January 18, 2011 at 8:39 pm

As much as it pains me to say it, Michael Copps is absolutely right. Additional hours of repetitive car chases, fires, etc. is no substitute for quality programming. As with banksters and financial reform, Comcast will keep finding new ways of screwing their customers. For instance, giving away broadband and selling computer hardware below cost just means higher bills for everyone else. And only SIX additional rural communities will receive broadband service? As always, we get the government that can be bought by the highest bidder. If you think THIS is bad, stay tuned for retrans reform, spectrum theft, etc.

Christina Perez says:

January 18, 2011 at 10:40 pm

Point of information: Is this really a done deal, or could it be reversed by an act of Congress?

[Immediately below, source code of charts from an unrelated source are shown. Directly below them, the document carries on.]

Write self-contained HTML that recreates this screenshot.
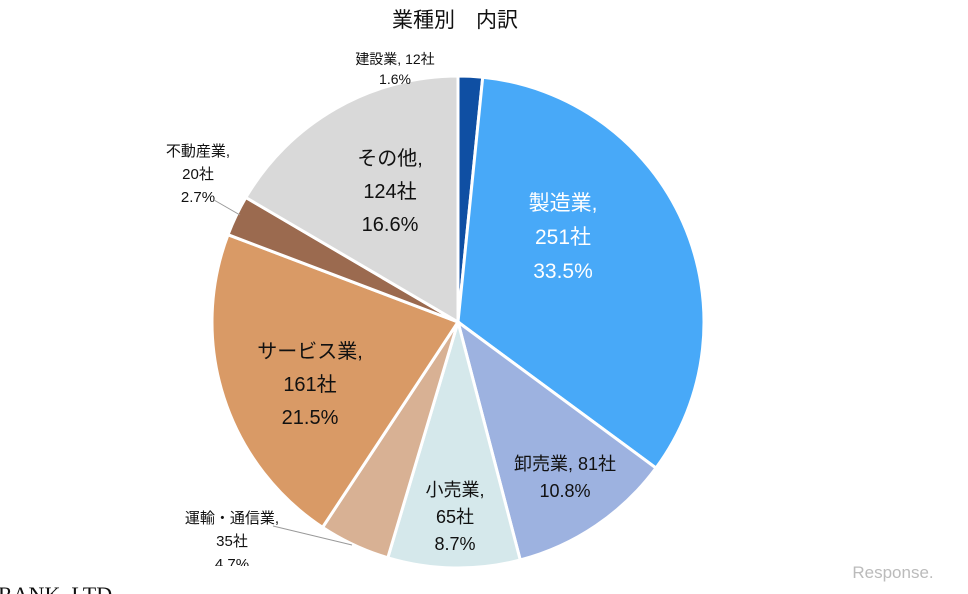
<!DOCTYPE html>
<html><head><meta charset="utf-8"><style>
html,body{margin:0;padding:0;background:#fff;width:968px;height:594px;overflow:hidden}
svg text{font-family:"Liberation Sans","Noto Sans CJK JP",sans-serif}
</style></head><body>
<svg id="chart" width="968" height="594" viewBox="0 0 968 594" xmlns="http://www.w3.org/2000/svg">
<text x="455" y="27" font-size="21" text-anchor="middle" fill="#111">業種別　内訳</text>
<g id="slices"></g>
<g id="labels"></g>
<line x1="214" y1="200" x2="240" y2="215" stroke="#999" stroke-width="1"/>
<line x1="273" y1="526" x2="352" y2="545" stroke="#999" stroke-width="1"/>
<rect x="150" y="566" width="200" height="12" fill="#fff"/>
<text x="-2" y="602" font-family="Liberation Serif,serif" font-size="22" fill="#111" style="font-family:'Liberation Serif',serif">RANK, LTD</text>
<text x="893" y="578" font-size="17" text-anchor="middle" fill="#bbb">Response.</text>
</svg>
<script>
const categories=["建設業","製造業","卸売業","小売業","運輸・通信業","サービス業","不動産業","その他"];
const counts=[12,251,81,65,35,161,20,124];
const percents=["1.6%","33.5%","10.8%","8.7%","4.7%","21.5%","2.7%","16.6%"];
const colors=["#0F4FA3","#48A9F8","#9DB2E0","#D5E8EB","#D8B194","#D99A66","#9B6A4F","#D9D9D9"];
const cx=458,cy=322,r=246;
const NS="http://www.w3.org/2000/svg";
const total=counts.reduce((a,b)=>a+b,0);
function pt(a,rr){return [cx+rr*Math.sin(a),cy-rr*Math.cos(a)];}
let acc=0;
const g=document.getElementById('slices');
counts.forEach((v,i)=>{
  const a0=acc/total*2*Math.PI;acc+=v;const a1=acc/total*2*Math.PI;
  const p0=pt(a0,r),p1=pt(a1,r);
  const p=document.createElementNS(NS,'path');
  p.setAttribute('d',`M${cx},${cy}L${p0[0]},${p0[1]}A${r},${r} 0 ${a1-a0>Math.PI?1:0} 1 ${p1[0]},${p1[1]}Z`);
  p.setAttribute('fill',colors[i]);p.setAttribute('stroke','#fff');p.setAttribute('stroke-width','3');
  
  
  g.appendChild(p);
});
// label layout: [x, y, fontSize, color, lines as template]
const lay=[
 [395,64,14,"#111",[c=>c+", "+counts[0]+"社"],[p=>p],20],
 [563,210,21,"#fff",null,null,34],
 [565,470,18,"#111",null,null,27],
 [455,496,18,"#111",null,null,27],
 [232,523,15,"#111",null,null,23],
 [310,358,20,"#111",null,null,33],
 [198,156,15,"#111",null,null,23],
 [390,165,20,"#111",null,null,33]
];
const lg=document.getElementById('labels');
categories.forEach((c,i)=>{
  const [x,y,fs,col,,,lh]=lay[i];
  let lines;
  if(i===0) lines=[c+", "+counts[i]+"社",percents[i]];
  else if(i===2) lines=[c+", "+counts[i]+"社",percents[i]];
  else lines=[c+",",counts[i]+"社",percents[i]];
  const t=document.createElementNS(NS,'text');
  t.setAttribute('x',x);t.setAttribute('y',y);t.setAttribute('font-size',fs);
  t.setAttribute('fill',col);t.setAttribute('text-anchor','middle');
  
  
  lines.forEach((l,k)=>{const s=document.createElementNS(NS,'tspan');s.setAttribute('x',x);s.setAttribute('dy',k?lh:0);s.textContent=l;t.appendChild(s);});
  lg.appendChild(t);
});
</script>
</body></html>
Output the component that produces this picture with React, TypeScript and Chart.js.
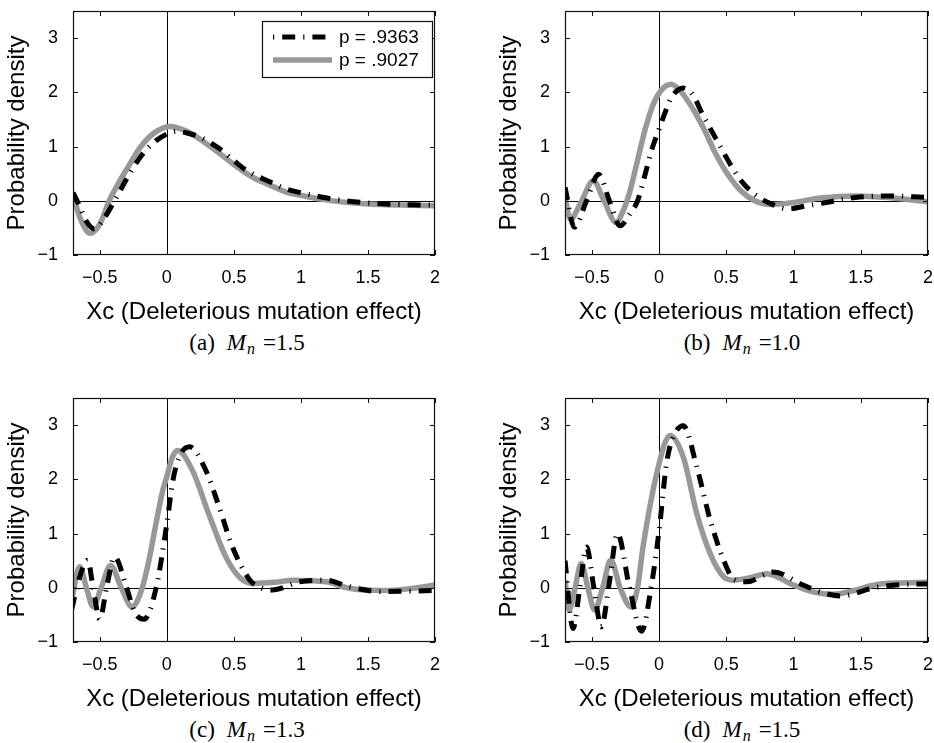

The FCC is a creation of Congress.

    Debra winans says:

    January 19, 2011 at 9:25 am

    give it up man. it’s going to happen.

kendra campbell says:

January 19, 2011 at 8:35 am

Copps makes a critical point regarding news quality vs. quantity. Most local stations have significantly expanded news quantity over the past decade. Quality has fallen like a rock. Local news is now cheap fill where content is defined by crime, mayhem, car wrecks, and moronic weather hype. Most local newscasts are nothing more than a vehicle for an obsence commercial glut.

ruth goin says:

January 19, 2011 at 9:39 am

First of all this is the worst thing that can happen to the broadcasting industry. This should never have been approved. That said, imposing such conditions on the O&O’s is outrageous and for Comcast to agree to those is even more outrageous. The O&O’s are the sacrificial lamb in this deal. We are entering a new world where the cable companies rule the media. If I owned a station in one of the Comcast markets I’d be very worried.

Mike Barras says:

January 19, 2011 at 11:49 am

So the ComcastNBC-Uni deal will require more local news/programing commitment…how does this jibe with outsourcing Sports (albeit w/Comcast Sports) at KNTV/San Jose-SF-Oakland?

Ruth Windsor says:

January 19, 2011 at 3:19 pm

This deal is done and the industry now can only hope for the best. It is clear however that no-one at the FCC has a remote understanding of what it means to be a steward of a local television station and the historical role that those stewards have played in the development of broadcast television. The quality of local TV is determined by the ethos of who holds the keys to the door and no set of rules has, or ever will define true service to the local community.

    kendra campbell says:

    January 20, 2011 at 7:57 am

    Being a “steward of a local television station” might have meant something 25 years ago – but not today. 90% of the stations have no clue what that even means.

Stephen Henry says:

January 23, 2011 at 1:46 pm

These conditions are a joke! What should have been key to this deal is that NBC or Comcast would have to divest either their owned and operated stations or cable clusters in ANY market that the two co-exist!